[Begin Records supplied]

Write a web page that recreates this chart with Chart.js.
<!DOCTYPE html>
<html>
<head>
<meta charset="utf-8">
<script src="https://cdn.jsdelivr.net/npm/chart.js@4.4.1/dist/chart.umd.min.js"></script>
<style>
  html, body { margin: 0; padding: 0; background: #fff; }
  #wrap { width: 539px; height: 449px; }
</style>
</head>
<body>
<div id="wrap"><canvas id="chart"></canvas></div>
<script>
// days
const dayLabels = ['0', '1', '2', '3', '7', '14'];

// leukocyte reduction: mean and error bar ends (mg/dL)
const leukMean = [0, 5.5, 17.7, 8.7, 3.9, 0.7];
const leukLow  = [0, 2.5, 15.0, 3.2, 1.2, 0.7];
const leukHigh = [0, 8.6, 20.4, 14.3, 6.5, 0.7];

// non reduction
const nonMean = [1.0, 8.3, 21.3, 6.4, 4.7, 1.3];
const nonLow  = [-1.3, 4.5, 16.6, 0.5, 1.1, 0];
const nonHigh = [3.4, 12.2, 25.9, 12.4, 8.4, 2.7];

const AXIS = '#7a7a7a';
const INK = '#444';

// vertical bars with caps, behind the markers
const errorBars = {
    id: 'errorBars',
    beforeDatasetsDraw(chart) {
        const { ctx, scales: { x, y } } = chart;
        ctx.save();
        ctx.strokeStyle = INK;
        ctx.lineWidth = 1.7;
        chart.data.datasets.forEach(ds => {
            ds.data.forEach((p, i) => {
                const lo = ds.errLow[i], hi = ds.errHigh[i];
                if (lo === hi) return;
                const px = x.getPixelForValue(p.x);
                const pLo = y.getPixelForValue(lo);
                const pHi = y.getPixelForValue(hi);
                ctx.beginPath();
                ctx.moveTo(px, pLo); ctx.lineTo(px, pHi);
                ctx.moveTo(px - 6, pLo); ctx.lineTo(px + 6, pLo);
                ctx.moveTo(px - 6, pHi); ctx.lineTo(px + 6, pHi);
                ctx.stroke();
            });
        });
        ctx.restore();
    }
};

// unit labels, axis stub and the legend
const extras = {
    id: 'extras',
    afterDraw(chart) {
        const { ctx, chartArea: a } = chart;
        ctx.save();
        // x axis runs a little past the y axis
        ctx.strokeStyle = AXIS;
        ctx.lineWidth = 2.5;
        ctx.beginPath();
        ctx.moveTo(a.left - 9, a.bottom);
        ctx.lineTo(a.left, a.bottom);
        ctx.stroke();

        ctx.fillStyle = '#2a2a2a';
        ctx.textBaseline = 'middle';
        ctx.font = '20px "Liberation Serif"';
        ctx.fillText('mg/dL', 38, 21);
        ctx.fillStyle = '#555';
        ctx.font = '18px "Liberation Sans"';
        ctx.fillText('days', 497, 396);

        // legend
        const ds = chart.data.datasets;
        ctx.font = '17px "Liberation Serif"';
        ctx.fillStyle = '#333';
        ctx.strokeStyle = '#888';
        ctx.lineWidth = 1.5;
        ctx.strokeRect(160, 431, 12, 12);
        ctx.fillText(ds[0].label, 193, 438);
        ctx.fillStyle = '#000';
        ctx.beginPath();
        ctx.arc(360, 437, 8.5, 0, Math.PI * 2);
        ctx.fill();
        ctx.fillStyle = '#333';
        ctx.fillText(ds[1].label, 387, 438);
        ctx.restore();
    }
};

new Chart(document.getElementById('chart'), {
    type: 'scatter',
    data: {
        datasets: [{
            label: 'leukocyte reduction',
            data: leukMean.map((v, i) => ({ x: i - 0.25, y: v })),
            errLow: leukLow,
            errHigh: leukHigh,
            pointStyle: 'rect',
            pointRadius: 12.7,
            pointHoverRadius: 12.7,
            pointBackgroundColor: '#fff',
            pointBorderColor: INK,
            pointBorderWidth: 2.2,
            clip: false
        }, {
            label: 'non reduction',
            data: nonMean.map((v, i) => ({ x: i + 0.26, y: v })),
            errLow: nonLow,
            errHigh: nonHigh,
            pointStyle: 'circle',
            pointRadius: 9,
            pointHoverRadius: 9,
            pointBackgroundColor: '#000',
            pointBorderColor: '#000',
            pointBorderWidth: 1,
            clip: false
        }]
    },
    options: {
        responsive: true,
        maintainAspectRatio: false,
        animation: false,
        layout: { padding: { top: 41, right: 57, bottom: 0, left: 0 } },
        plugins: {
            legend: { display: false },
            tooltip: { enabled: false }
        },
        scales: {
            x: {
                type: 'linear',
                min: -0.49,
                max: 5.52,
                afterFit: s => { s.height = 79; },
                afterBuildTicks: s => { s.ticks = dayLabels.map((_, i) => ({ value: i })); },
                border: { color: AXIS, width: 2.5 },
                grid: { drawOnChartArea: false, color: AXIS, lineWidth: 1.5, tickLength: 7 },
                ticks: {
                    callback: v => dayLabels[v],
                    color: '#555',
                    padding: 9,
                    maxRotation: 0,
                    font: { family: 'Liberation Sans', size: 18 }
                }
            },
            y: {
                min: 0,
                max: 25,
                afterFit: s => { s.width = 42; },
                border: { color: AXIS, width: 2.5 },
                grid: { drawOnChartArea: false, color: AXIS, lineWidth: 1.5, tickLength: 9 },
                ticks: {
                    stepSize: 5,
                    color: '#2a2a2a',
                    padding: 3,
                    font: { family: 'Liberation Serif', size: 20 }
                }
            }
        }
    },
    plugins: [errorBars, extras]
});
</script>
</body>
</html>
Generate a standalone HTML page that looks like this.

[End Records supplied]

_Goal:_
Copy out the listing above, line by line and exactly, from its first line to the line holding "const INK = '#444';", inclusive.

_Output of the exercise:_
Write a web page that recreates this chart with Chart.js.
<!DOCTYPE html>
<html>
<head>
<meta charset="utf-8">
<script src="https://cdn.jsdelivr.net/npm/chart.js@4.4.1/dist/chart.umd.min.js"></script>
<style>
  html, body { margin: 0; padding: 0; background: #fff; }
  #wrap { width: 539px; height: 449px; }
</style>
</head>
<body>
<div id="wrap"><canvas id="chart"></canvas></div>
<script>
// days
const dayLabels = ['0', '1', '2', '3', '7', '14'];

// leukocyte reduction: mean and error bar ends (mg/dL)
const leukMean = [0, 5.5, 17.7, 8.7, 3.9, 0.7];
const leukLow  = [0, 2.5, 15.0, 3.2, 1.2, 0.7];
const leukHigh = [0, 8.6, 20.4, 14.3, 6.5, 0.7];

// non reduction
const nonMean = [1.0, 8.3, 21.3, 6.4, 4.7, 1.3];
const nonLow  = [-1.3, 4.5, 16.6, 0.5, 1.1, 0];
const nonHigh = [3.4, 12.2, 25.9, 12.4, 8.4, 2.7];

const AXIS = '#7a7a7a';
const INK = '#444';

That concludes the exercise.